Saturday, April 5, 2014

Big City - Big Deal?

CN Tower - Toronto's beacon!
I have spent the last week on my own in the big city of Toronto without my girls. So the story I have to report comes from a place of observing other mothers working their way through the city with toddlers and strollers in tow.  I have to admit I didn't think I would miss my little ladies as much as I most certainly did. I thought this new found freedom would empower my perspective - and it did - but there was also the emptiness of not being needed on a 24 hour basis.

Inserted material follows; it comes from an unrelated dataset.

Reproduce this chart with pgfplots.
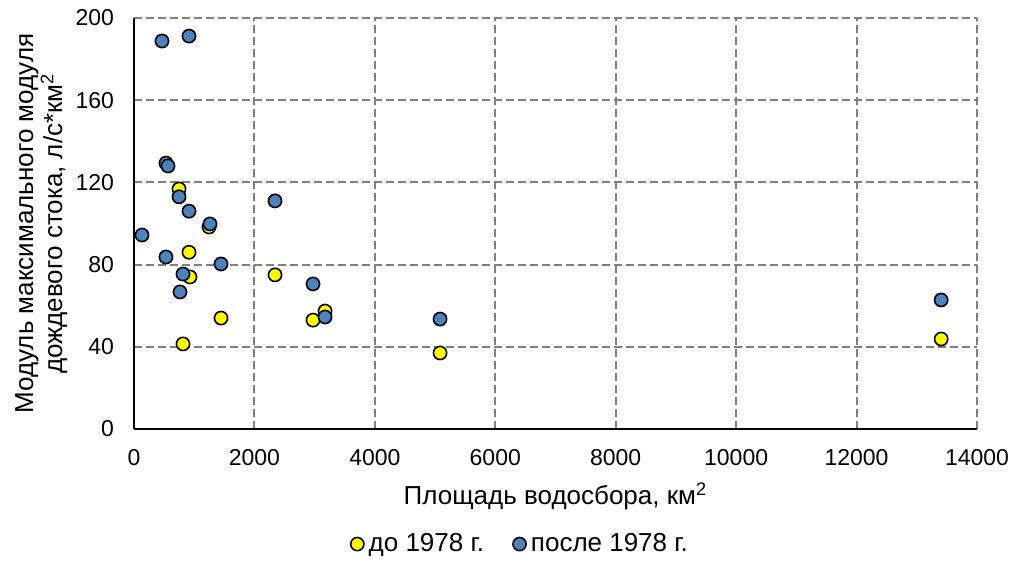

That's right, the very thing I thought would be the best part of being alone was what had me musing at the complexity of what I used to accomplish in an average day.

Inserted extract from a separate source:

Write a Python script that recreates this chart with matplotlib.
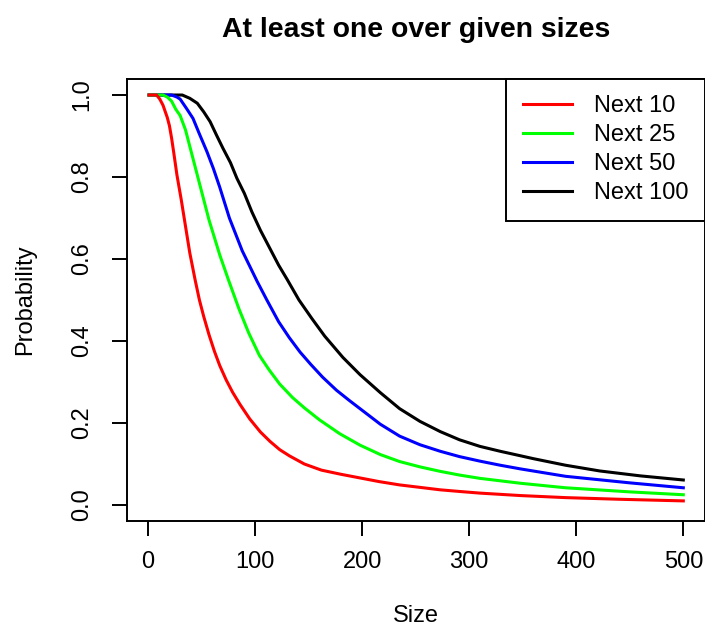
import matplotlib
matplotlib.use("Agg")
import matplotlib.pyplot as plt

plt.rcParams['font.family'] = ['Liberation Sans', 'DejaVu Sans']

# Curvas
size_10 = [1, 8, 11, 14, 16, 18, 20, 22, 24, 27, 31, 35, 39, 44, 48, 52, 57, 62, 67, 73, 79, 86, 95,
           105, 114, 123, 132, 146, 162, 180, 198, 216, 235, 254, 273, 291, 310, 348, 390, 440, 500]
prob_10 = [1.0, 1.0, 0.99, 0.975, 0.96, 0.945, 0.925, 0.895, 0.86, 0.805, 0.745, 0.68, 0.615, 0.549, 0.50,
           0.46, 0.415, 0.375, 0.34, 0.305, 0.275, 0.245, 0.21, 0.178, 0.155, 0.135, 0.12, 0.10, 0.085,
           0.075, 0.066, 0.057, 0.049, 0.043, 0.037, 0.033, 0.029, 0.023, 0.018, 0.014, 0.01]

size_25 = [1, 14, 18, 22, 26, 30, 35, 39, 44, 49, 57, 67, 75, 85, 94, 104, 113, 123, 135, 146, 160,
           179, 198, 217, 235, 254, 273, 291, 310, 348, 390, 450, 500]
prob_25 = [1.0, 1.0, 0.995, 0.985, 0.965, 0.95, 0.915, 0.875, 0.825, 0.775, 0.695, 0.61, 0.55, 0.478,
           0.42, 0.365, 0.33, 0.295, 0.262, 0.237, 0.208, 0.174, 0.146, 0.123, 0.106, 0.093, 0.082,
           0.073, 0.065, 0.053, 0.042, 0.032, 0.025]

size_50 = [1, 22, 27, 30, 36, 42, 48, 55, 61, 67, 76, 88, 102, 111, 122, 132, 142, 152, 163, 176, 188,
           198, 217, 235, 254, 273, 291, 310, 329, 348, 390, 450, 500]
prob_50 = [1.0, 1.0, 0.995, 0.99, 0.967, 0.943, 0.905, 0.862, 0.821, 0.775, 0.70, 0.62, 0.545, 0.5,
           0.447, 0.408, 0.373, 0.343, 0.312, 0.28, 0.255, 0.235, 0.197, 0.168, 0.147, 0.131, 0.118,
           0.107, 0.097, 0.088, 0.07, 0.054, 0.042]

size_100 = [1, 32, 39, 46, 52, 58, 64, 70, 77, 83, 90, 97, 105, 114, 122, 130, 141, 153, 165, 182, 198,
            217, 235, 254, 273, 291, 310, 329, 348, 360, 390, 422, 460, 500]
prob_100 = [1.0, 1.0, 0.992, 0.98, 0.959, 0.935, 0.902, 0.87, 0.835, 0.797, 0.76, 0.715, 0.67, 0.625,
            0.585, 0.55, 0.5, 0.455, 0.412, 0.36, 0.318, 0.274, 0.235, 0.204, 0.179, 0.159, 0.143, 0.131,
            0.12, 0.113, 0.097, 0.083, 0.071, 0.061]

labels = ['Next 10', 'Next 25', 'Next 50', 'Next 100']
cores = ['#FF0000', '#00FF00', '#0000FF', '#000000']
x_ticks = [0, 100, 200, 300, 400, 500]
y_ticks = [0.0, 0.2, 0.4, 0.6, 0.8, 1.0]

fig = plt.figure(figsize=(7.05, 6.26), dpi=100)
ax = fig.add_axes([0.1796, 0.1671, 0.8200, 0.7073])

series = [(size_10, prob_10), (size_25, prob_25), (size_50, prob_50), (size_100, prob_100)]
# vermelho por cima, preto por baixo
for i, ((xs, ys), lab, cor) in enumerate(zip(series, labels, cores)):
    ax.plot(xs, ys, color=cor, linewidth=2.2, label=lab, zorder=5 - i)

ax.set_xlim(-20, 520)
ax.set_ylim(-0.04, 1.04)
ax.set_xticks(x_ticks)
ax.set_xticklabels([str(t) for t in x_ticks])
ax.set_yticks(y_ticks)
ax.set_yticklabels([f"{t:.1f}" for t in y_ticks])
plt.setp(ax.get_yticklabels(), rotation=90, va='center')

for sp in ax.spines.values():
    sp.set_linewidth(1.4)
    sp.set_color('black')
ax.tick_params(direction='out', length=10.5, width=1.4, labelsize=17, colors='black')
ax.tick_params(axis='x', pad=11)
ax.tick_params(axis='y', pad=13.5)

ax.set_title("At least one over given sizes", fontsize=20.4, fontweight='bold', pad=30)
ax.set_xlabel("Size", fontsize=17, labelpad=23)
ax.set_ylabel("Probability", fontsize=17, labelpad=25)

leg = ax.legend(loc='upper right', bbox_to_anchor=(1, 1), borderaxespad=0, fontsize=17,
                frameon=True, fancybox=False, edgecolor='black', framealpha=1,
                handlelength=2.07, handletextpad=0.93, borderpad=0.7, labelspacing=0.3)
leg.get_frame().set_linewidth(1.4)

fig.savefig("out.png", dpi=100)
plt.close()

I felt like the universe was constantly reminding me of their precious faces by showing me an onslaught of other mothers and their children navigating the city streets. Were there always so many moms pushing strollers down Queen Street West, riding the subway and playing in the park? I don't think I ever noticed the little playgrounds everywhere or the accessibility of a streetcar until this week. 
I guarantee you I never once saw a streetcar moving anywhere what looked like this fast.


It was encouraging to see all the smiling mothers and fathers out with their kids, pounding the concrete in unison. Visits with my city dwelling friends encouraged me on my new path and offered their arms and homes to help me and my kids if we should embark on a life there. I wondered if the city life could be for me and mine sometime in the near future? There are certainly other parents living here and looking quite stylish doing it too! Perhaps it doesn't matter where you live, it's the support of the community and the brevity of each individual that encourages us forward into new avenues. I do know that no matter where I am in life I will always take time to see the sky through the skyscrapers.

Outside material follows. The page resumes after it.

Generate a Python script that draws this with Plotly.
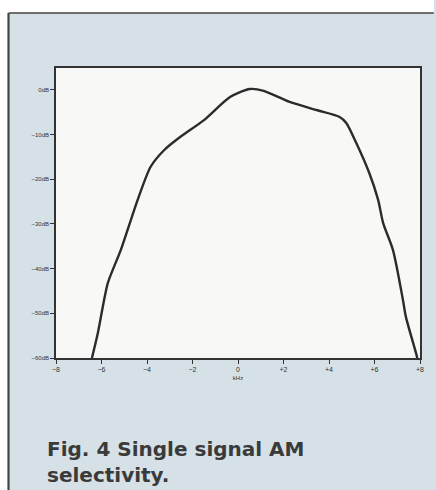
import plotly.graph_objects as go

khz = [-6.42, -6.16, -5.72, -5.15, -4.41, -3.84, -3.23, -2.53, -1.48, -0.35, 0.52, 1.13,
       2.27, 3.45, 4.45, 4.76, 5.2, 5.77, 6.16, 6.38, 6.81, 7.25, 7.38, 7.82, 7.88]
db = [-60, -54.4, -43.2, -35.8, -24.6, -17.2, -13.4, -10.5, -6.7, -1.6, 0.2, -0.2,
      -2.7, -4.5, -6.0, -7.4, -11.9, -18.6, -24.6, -29.8, -35.8, -47, -50.8, -58.8, -60]

x_ticks = [-8, -6, -4, -2, 0, 2, 4, 6, 8]
x_labels = ["\u22128", "\u22126", "\u22124", "\u22122", "0", "+2", "+4", "+6", "+8"]
y_ticks = [0, -10, -20, -30, -40, -50, -60]
y_labels = ["0dB", "\u221210dB", "\u221220dB", "\u221230dB", "\u221240dB", "\u221250dB", "\u221260dB"]

W, H = 436, 490
L, R, T, B = 56, 12, 68, 132
PW, PH = W - L - R, H - T - B


def px(x):
    return (x - L) / PW


def py(y):
    return (H - B - y) / PH


fig = go.Figure()
fig.add_trace(go.Scatter(x=khz, y=db, mode="lines",
                         line=dict(color="#2b2b2b", width=2.4, shape="spline", smoothing=0.7),
                         hoverinfo="skip"))

cap_font = dict(size=20, color="#3a3a3a", family="DejaVu Sans, sans-serif")
fig.update_layout(
    width=W, height=H,
    margin=dict(l=L, r=R, t=T, b=B),
    paper_bgcolor="#d6e1e7",
    plot_bgcolor="#f8f9f7",
    showlegend=False,
    font=dict(family="Liberation Sans, Arial, sans-serif", color="#333"),
    shapes=[
        dict(type="rect", xref="paper", yref="paper", x0=px(-2), x1=px(8), y0=py(H + 2), y1=py(-2),
             fillcolor="white", line=dict(width=0), layer="below"),
        dict(type="rect", xref="paper", yref="paper", x0=px(-2), x1=px(W + 2), y0=py(13), y1=py(-2),
             fillcolor="white", line=dict(width=0), layer="below"),
        dict(type="line", xref="paper", yref="paper", x0=px(8), x1=px(8), y0=py(H + 2), y1=py(13),
             line=dict(color="#444", width=2.2)),
        dict(type="line", xref="paper", yref="paper", x0=px(8), x1=px(W + 2), y0=py(13), y1=py(13),
             line=dict(color="#444", width=1.5)),
    ],
    annotations=[
        dict(text="<b>Fig. 4 Single signal AM<br>selectivity.</b>", xref="paper", yref="paper",
             x=px(45), y=py(489), xanchor="left", yanchor="bottom", align="left",
             showarrow=False, font=cap_font),
    ],
)
fig.update_xaxes(range=[-8, 8], tickvals=x_ticks, ticktext=x_labels,
                 ticks="outside", ticklen=4, tickcolor="#333", tickwidth=1,
                 tickfont=dict(size=7, color="#333"),
                 showgrid=False, zeroline=False, showline=True, linecolor="#333", linewidth=1.5,
                 mirror=True,
                 title=dict(text="kHz", font=dict(size=6, color="#333"), standoff=4))
fig.update_yaxes(range=[-60, 4.9], tickvals=y_ticks, ticktext=y_labels,
                 ticks="outside", ticklen=4, tickcolor="#333", tickwidth=1,
                 tickfont=dict(size=6, color="#333"),
                 showgrid=False, zeroline=False, showline=True, linecolor="#333", linewidth=1.5,
                 mirror=True)

fig.write_html("out.html", config={"displayModeBar": False},
               post_script="document.body.style.margin='0';")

Toronto financial district, looking up!

I can't wait to take my ladies into the big city and get their perspective on all there is to look up to. Here is a great on-line discussion about big city vs small town parenting.

 
 

 

Wednesday, March 19, 2014

The Motherload...

 Recently I took time to watch the very poignant and interesting documentary, The Motherload on CBC Doc Zone. I encourage all mothers and fathers to take a look, I'd be surprised if you didn't find yourself or another mother you loved represented in this piece.



I'll admit I have been wonderfully blessed in that I have been able to be home with both my girls until they were both able to go to school full time, and here in Ontario that means the tender of age of four. Not so for other areas of this fine country. 

However, in two short weeks I will be embarking on the final stage of my Public Relations Diploma and embarking on an internship in Toronto. Since I live almost two hours away from this great city I will be living in Toronto during the week and my Mom will be watching the girls for me. How blessed is that, right? Right? 

Okay, so it's an ideal internship, that suite my previous experience and will hopefully further my career after being a stay at home Mom (with a part time job through some of it) for six years - but I would be lying to you and to myself if I didn't admit the transition is going to be tough.

I'm doing it for my girls, I want to be self-sufficient and I want to continue to grow and use my past career skills in television/film production, so why do I feel so guilty? Because I won't be making their packed lunches or picking them up from school for four weeks? Because I won't have to come home and wrangle a dinner from whatever leftovers are in the fridge? Nope. It's because I've taken this job as a mother very seriously, and given it my all. It's like being promoted away from a team who want you to stay. 

In some small way I am making a choice to step away from those tedious daily routines and embark on something that begins solely within me. Oh, I know all those tasks are still there and will be waiting for me in a months time, but how will I be able to focus on all the wonderful nuances of their hilarious rapture? 

In April I will be able to share what my girls continue to teach me about how to handle change, what to do when routines are different and ways to really tell someone how much you miss them when they are away. I will continue to engage with them as I always have and will have all new stories of my own to share with them.